» Exercise details
Transcribe every entry word for word, but skip the images.

>>>

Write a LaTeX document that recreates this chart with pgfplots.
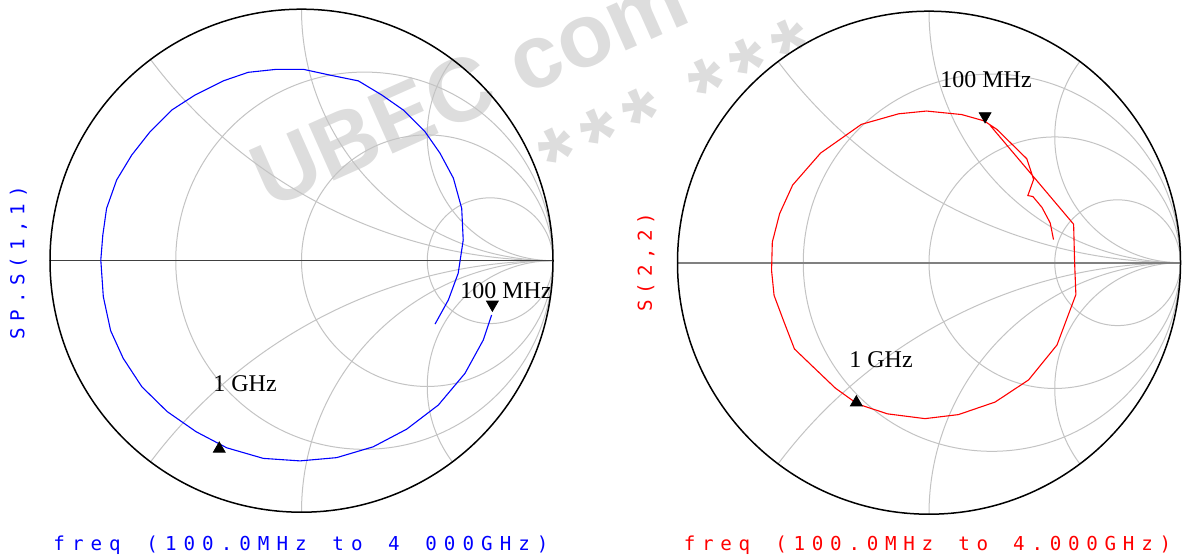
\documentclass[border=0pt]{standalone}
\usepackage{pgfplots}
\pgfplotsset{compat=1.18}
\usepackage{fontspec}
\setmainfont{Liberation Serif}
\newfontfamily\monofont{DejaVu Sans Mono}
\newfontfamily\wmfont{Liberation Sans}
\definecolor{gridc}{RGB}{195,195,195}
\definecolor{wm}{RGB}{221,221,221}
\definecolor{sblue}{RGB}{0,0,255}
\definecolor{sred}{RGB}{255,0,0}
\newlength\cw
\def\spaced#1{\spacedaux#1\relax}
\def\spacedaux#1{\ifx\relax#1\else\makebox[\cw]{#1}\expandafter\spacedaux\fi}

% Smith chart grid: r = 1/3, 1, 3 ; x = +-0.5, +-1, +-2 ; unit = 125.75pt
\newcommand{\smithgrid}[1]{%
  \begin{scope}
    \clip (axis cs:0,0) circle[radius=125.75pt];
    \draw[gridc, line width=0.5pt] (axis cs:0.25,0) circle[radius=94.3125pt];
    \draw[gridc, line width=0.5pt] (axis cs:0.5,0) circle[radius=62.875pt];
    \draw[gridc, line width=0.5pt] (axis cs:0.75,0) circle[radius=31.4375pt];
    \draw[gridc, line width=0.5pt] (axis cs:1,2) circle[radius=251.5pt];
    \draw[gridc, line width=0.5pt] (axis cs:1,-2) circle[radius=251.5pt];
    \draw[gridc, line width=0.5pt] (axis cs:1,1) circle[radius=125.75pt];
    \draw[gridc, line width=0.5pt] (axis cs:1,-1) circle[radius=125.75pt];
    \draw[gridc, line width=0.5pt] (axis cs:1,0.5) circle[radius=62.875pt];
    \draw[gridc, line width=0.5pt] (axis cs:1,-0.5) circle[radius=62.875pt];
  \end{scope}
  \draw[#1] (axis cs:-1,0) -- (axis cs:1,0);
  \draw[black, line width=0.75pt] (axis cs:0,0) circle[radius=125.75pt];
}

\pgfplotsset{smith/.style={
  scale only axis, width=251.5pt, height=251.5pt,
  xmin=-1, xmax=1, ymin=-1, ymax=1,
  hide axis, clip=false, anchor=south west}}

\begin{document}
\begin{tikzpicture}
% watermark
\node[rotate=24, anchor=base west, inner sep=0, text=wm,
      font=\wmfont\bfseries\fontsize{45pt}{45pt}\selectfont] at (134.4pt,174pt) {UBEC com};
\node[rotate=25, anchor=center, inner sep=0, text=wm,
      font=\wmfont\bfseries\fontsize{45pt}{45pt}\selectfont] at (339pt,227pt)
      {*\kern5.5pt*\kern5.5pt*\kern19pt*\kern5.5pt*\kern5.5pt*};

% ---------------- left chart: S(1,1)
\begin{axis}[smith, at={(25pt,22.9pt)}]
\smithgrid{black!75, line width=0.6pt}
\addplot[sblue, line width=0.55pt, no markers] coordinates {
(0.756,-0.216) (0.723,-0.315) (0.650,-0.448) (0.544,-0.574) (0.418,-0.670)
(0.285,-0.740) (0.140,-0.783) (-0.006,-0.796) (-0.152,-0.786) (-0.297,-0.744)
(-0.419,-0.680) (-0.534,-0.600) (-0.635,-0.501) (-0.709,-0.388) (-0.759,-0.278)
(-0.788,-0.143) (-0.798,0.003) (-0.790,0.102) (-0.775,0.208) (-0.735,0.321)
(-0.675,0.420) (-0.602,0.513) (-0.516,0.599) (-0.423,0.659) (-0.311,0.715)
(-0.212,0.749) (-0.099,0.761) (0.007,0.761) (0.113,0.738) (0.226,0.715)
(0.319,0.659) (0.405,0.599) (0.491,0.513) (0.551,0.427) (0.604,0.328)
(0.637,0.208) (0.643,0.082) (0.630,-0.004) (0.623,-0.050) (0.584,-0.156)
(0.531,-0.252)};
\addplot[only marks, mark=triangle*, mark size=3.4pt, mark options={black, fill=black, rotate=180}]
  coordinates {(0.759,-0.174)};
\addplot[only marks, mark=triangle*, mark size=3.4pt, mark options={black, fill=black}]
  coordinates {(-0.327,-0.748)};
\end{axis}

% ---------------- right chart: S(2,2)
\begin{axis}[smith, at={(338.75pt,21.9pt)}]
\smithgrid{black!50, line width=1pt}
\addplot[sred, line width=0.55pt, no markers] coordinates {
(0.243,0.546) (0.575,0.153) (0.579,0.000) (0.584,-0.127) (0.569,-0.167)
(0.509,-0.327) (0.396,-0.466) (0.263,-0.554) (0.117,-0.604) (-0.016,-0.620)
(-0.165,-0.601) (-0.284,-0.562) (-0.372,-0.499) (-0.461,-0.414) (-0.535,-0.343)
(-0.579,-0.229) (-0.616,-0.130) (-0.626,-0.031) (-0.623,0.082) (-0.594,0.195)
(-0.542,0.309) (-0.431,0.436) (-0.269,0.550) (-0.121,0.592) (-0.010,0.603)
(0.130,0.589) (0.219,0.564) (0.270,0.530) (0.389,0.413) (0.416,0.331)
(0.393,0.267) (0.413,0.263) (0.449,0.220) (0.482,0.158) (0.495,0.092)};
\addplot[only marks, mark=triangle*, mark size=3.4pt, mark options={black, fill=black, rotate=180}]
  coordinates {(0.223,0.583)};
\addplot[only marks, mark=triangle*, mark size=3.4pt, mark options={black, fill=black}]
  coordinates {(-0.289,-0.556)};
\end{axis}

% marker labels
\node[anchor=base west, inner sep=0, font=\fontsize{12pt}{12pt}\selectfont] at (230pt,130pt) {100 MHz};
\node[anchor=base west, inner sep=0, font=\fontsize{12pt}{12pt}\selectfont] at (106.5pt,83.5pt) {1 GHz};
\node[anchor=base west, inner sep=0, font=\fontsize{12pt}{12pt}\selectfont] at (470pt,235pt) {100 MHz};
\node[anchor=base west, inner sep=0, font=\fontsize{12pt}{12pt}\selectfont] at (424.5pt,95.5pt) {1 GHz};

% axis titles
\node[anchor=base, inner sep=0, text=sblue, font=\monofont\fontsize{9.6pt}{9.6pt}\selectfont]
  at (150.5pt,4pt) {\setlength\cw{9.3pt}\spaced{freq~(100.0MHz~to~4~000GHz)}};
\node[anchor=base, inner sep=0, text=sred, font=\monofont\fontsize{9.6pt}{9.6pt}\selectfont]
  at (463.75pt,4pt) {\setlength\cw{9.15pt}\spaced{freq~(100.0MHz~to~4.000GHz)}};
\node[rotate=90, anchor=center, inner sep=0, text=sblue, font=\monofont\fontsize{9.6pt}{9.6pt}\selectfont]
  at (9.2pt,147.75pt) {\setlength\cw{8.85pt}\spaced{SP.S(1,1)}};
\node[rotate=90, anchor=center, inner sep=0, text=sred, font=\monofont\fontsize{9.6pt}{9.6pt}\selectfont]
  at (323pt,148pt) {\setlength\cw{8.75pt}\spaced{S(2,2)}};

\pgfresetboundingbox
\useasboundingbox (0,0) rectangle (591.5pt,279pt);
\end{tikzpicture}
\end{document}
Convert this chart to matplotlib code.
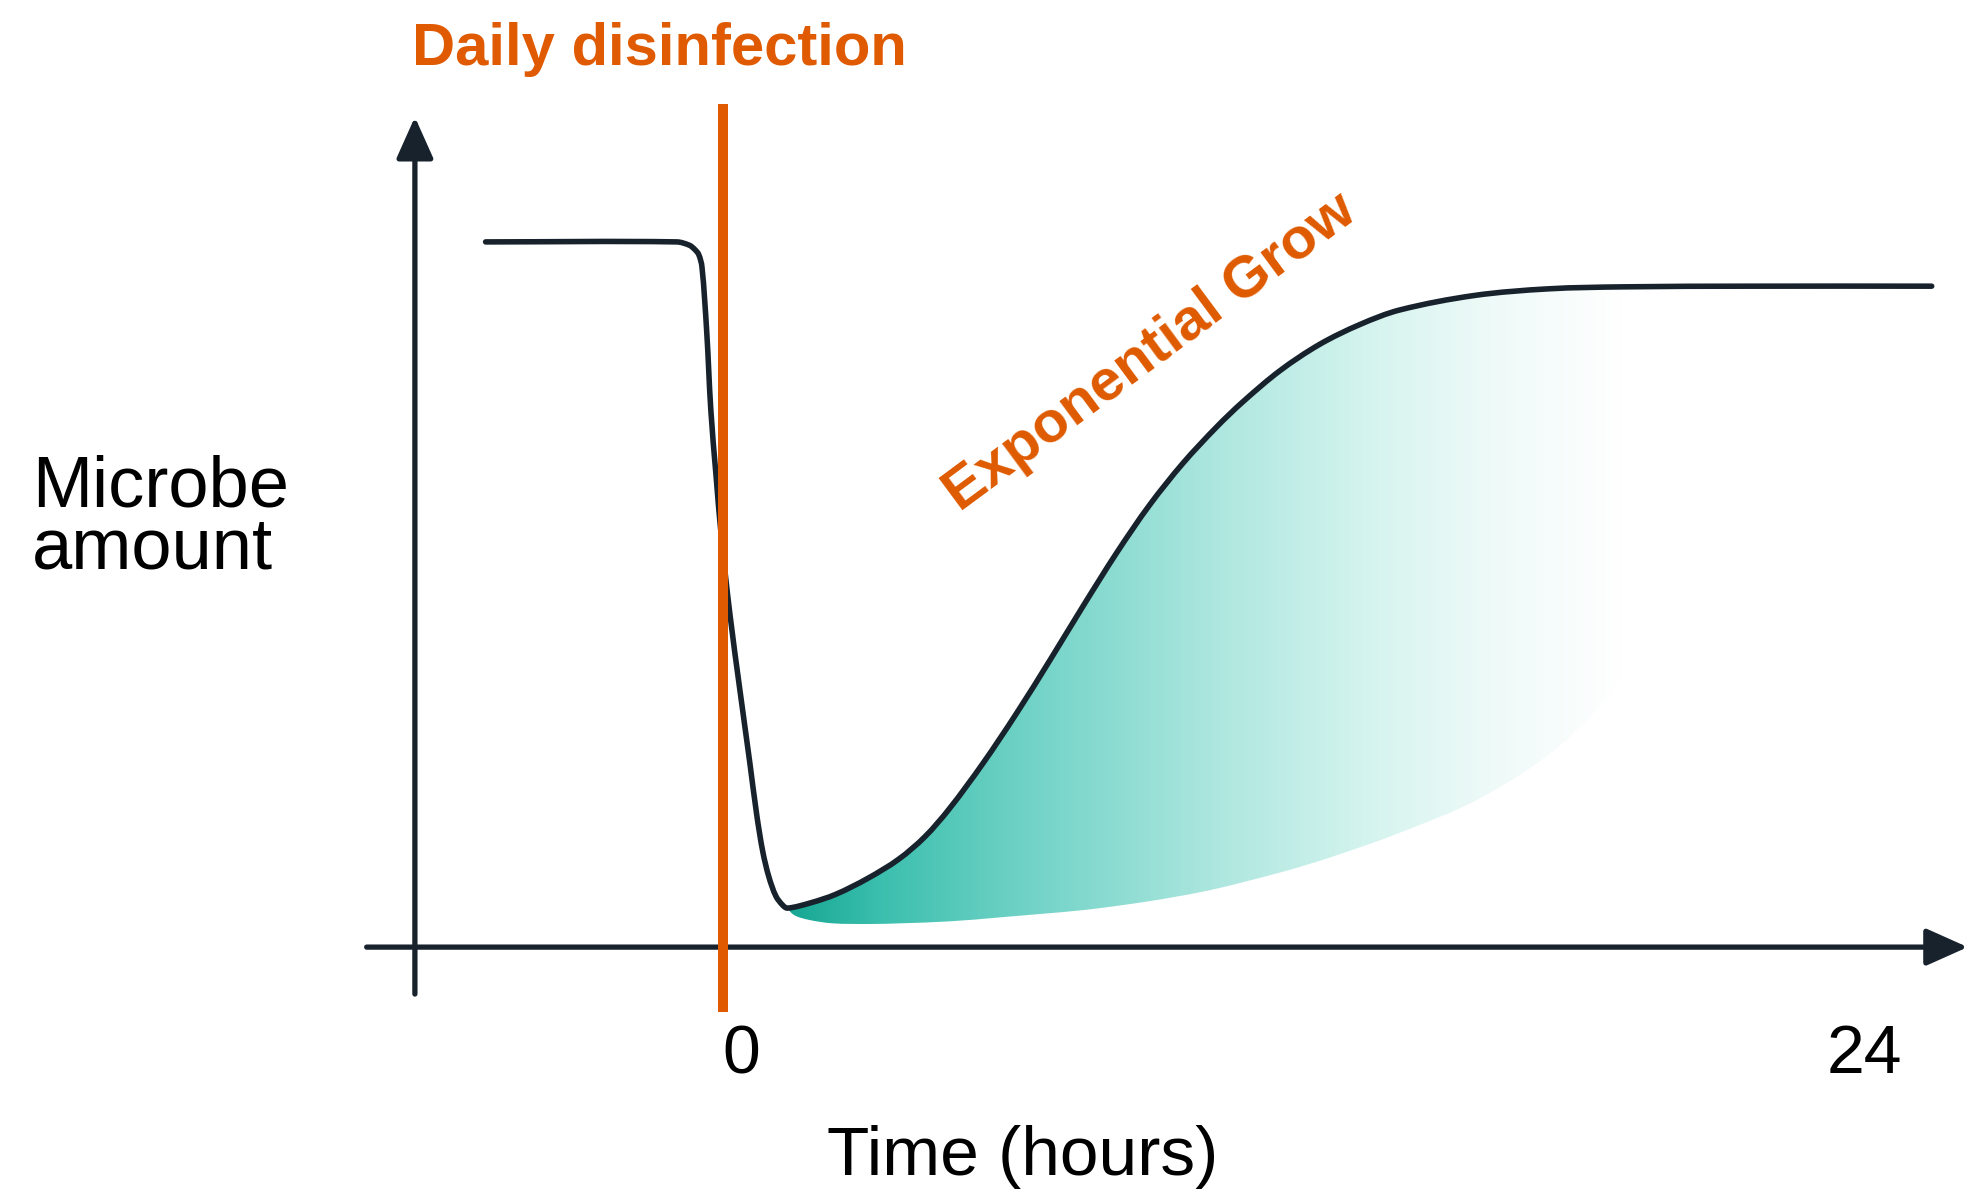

<<<

» Exercise response
Write a LaTeX document that recreates this chart with pgfplots.
\documentclass[border=0pt]{standalone}
\usepackage{pgfplots}
\pgfplotsset{compat=1.18}
\usepackage{fontspec}
\setmainfont{Liberation Serif}
\newfontfamily\monofont{DejaVu Sans Mono}
\newfontfamily\wmfont{Liberation Sans}
\definecolor{gridc}{RGB}{195,195,195}
\definecolor{wm}{RGB}{221,221,221}
\definecolor{sblue}{RGB}{0,0,255}
\definecolor{sred}{RGB}{255,0,0}
\newlength\cw
\def\spaced#1{\spacedaux#1\relax}
\def\spacedaux#1{\ifx\relax#1\else\makebox[\cw]{#1}\expandafter\spacedaux\fi}

% Smith chart grid: r = 1/3, 1, 3 ; x = +-0.5, +-1, +-2 ; unit = 125.75pt
\newcommand{\smithgrid}[1]{%
  \begin{scope}
    \clip (axis cs:0,0) circle[radius=125.75pt];
    \draw[gridc, line width=0.5pt] (axis cs:0.25,0) circle[radius=94.3125pt];
    \draw[gridc, line width=0.5pt] (axis cs:0.5,0) circle[radius=62.875pt];
    \draw[gridc, line width=0.5pt] (axis cs:0.75,0) circle[radius=31.4375pt];
    \draw[gridc, line width=0.5pt] (axis cs:1,2) circle[radius=251.5pt];
    \draw[gridc, line width=0.5pt] (axis cs:1,-2) circle[radius=251.5pt];
    \draw[gridc, line width=0.5pt] (axis cs:1,1) circle[radius=125.75pt];
    \draw[gridc, line width=0.5pt] (axis cs:1,-1) circle[radius=125.75pt];
    \draw[gridc, line width=0.5pt] (axis cs:1,0.5) circle[radius=62.875pt];
    \draw[gridc, line width=0.5pt] (axis cs:1,-0.5) circle[radius=62.875pt];
  \end{scope}
  \draw[#1] (axis cs:-1,0) -- (axis cs:1,0);
  \draw[black, line width=0.75pt] (axis cs:0,0) circle[radius=125.75pt];
}

\pgfplotsset{smith/.style={
  scale only axis, width=251.5pt, height=251.5pt,
  xmin=-1, xmax=1, ymin=-1, ymax=1,
  hide axis, clip=false, anchor=south west}}

\begin{document}
\begin{tikzpicture}
% watermark
\node[rotate=24, anchor=base west, inner sep=0, text=wm,
      font=\wmfont\bfseries\fontsize{45pt}{45pt}\selectfont] at (134.4pt,174pt) {UBEC com};
\node[rotate=25, anchor=center, inner sep=0, text=wm,
      font=\wmfont\bfseries\fontsize{45pt}{45pt}\selectfont] at (339pt,227pt)
      {*\kern5.5pt*\kern5.5pt*\kern19pt*\kern5.5pt*\kern5.5pt*};

% ---------------- left chart: S(1,1)
\begin{axis}[smith, at={(25pt,22.9pt)}]
\smithgrid{black!75, line width=0.6pt}
\addplot[sblue, line width=0.55pt, no markers] coordinates {
(0.756,-0.216) (0.723,-0.315) (0.650,-0.448) (0.544,-0.574) (0.418,-0.670)
(0.285,-0.740) (0.140,-0.783) (-0.006,-0.796) (-0.152,-0.786) (-0.297,-0.744)
(-0.419,-0.680) (-0.534,-0.600) (-0.635,-0.501) (-0.709,-0.388) (-0.759,-0.278)
(-0.788,-0.143) (-0.798,0.003) (-0.790,0.102) (-0.775,0.208) (-0.735,0.321)
(-0.675,0.420) (-0.602,0.513) (-0.516,0.599) (-0.423,0.659) (-0.311,0.715)
(-0.212,0.749) (-0.099,0.761) (0.007,0.761) (0.113,0.738) (0.226,0.715)
(0.319,0.659) (0.405,0.599) (0.491,0.513) (0.551,0.427) (0.604,0.328)
(0.637,0.208) (0.643,0.082) (0.630,-0.004) (0.623,-0.050) (0.584,-0.156)
(0.531,-0.252)};
\addplot[only marks, mark=triangle*, mark size=3.4pt, mark options={black, fill=black, rotate=180}]
  coordinates {(0.759,-0.174)};
\addplot[only marks, mark=triangle*, mark size=3.4pt, mark options={black, fill=black}]
  coordinates {(-0.327,-0.748)};
\end{axis}

% ---------------- right chart: S(2,2)
\begin{axis}[smith, at={(338.75pt,21.9pt)}]
\smithgrid{black!50, line width=1pt}
\addplot[sred, line width=0.55pt, no markers] coordinates {
(0.243,0.546) (0.575,0.153) (0.579,0.000) (0.584,-0.127) (0.569,-0.167)
(0.509,-0.327) (0.396,-0.466) (0.263,-0.554) (0.117,-0.604) (-0.016,-0.620)
(-0.165,-0.601) (-0.284,-0.562) (-0.372,-0.499) (-0.461,-0.414) (-0.535,-0.343)
(-0.579,-0.229) (-0.616,-0.130) (-0.626,-0.031) (-0.623,0.082) (-0.594,0.195)
(-0.542,0.309) (-0.431,0.436) (-0.269,0.550) (-0.121,0.592) (-0.010,0.603)
(0.130,0.589) (0.219,0.564) (0.270,0.530) (0.389,0.413) (0.416,0.331)
(0.393,0.267) (0.413,0.263) (0.449,0.220) (0.482,0.158) (0.495,0.092)};
\addplot[only marks, mark=triangle*, mark size=3.4pt, mark options={black, fill=black, rotate=180}]
  coordinates {(0.223,0.583)};
\addplot[only marks, mark=triangle*, mark size=3.4pt, mark options={black, fill=black}]
  coordinates {(-0.289,-0.556)};
\end{axis}

% marker labels
\node[anchor=base west, inner sep=0, font=\fontsize{12pt}{12pt}\selectfont] at (230pt,130pt) {100 MHz};
\node[anchor=base west, inner sep=0, font=\fontsize{12pt}{12pt}\selectfont] at (106.5pt,83.5pt) {1 GHz};
\node[anchor=base west, inner sep=0, font=\fontsize{12pt}{12pt}\selectfont] at (470pt,235pt) {100 MHz};
\node[anchor=base west, inner sep=0, font=\fontsize{12pt}{12pt}\selectfont] at (424.5pt,95.5pt) {1 GHz};

% axis titles
\node[anchor=base, inner sep=0, text=sblue, font=\monofont\fontsize{9.6pt}{9.6pt}\selectfont]
  at (150.5pt,4pt) {\setlength\cw{9.3pt}\spaced{freq~(100.0MHz~to~4~000GHz)}};
\node[anchor=base, inner sep=0, text=sred, font=\monofont\fontsize{9.6pt}{9.6pt}\selectfont]
  at (463.75pt,4pt) {\setlength\cw{9.15pt}\spaced{freq~(100.0MHz~to~4.000GHz)}};
\node[rotate=90, anchor=center, inner sep=0, text=sblue, font=\monofont\fontsize{9.6pt}{9.6pt}\selectfont]
  at (9.2pt,147.75pt) {\setlength\cw{8.85pt}\spaced{SP.S(1,1)}};
\node[rotate=90, anchor=center, inner sep=0, text=sred, font=\monofont\fontsize{9.6pt}{9.6pt}\selectfont]
  at (323pt,148pt) {\setlength\cw{8.75pt}\spaced{S(2,2)}};

\pgfresetboundingbox
\useasboundingbox (0,0) rectangle (591.5pt,279pt);
\end{tikzpicture}
\end{document}
Convert this chart to matplotlib code.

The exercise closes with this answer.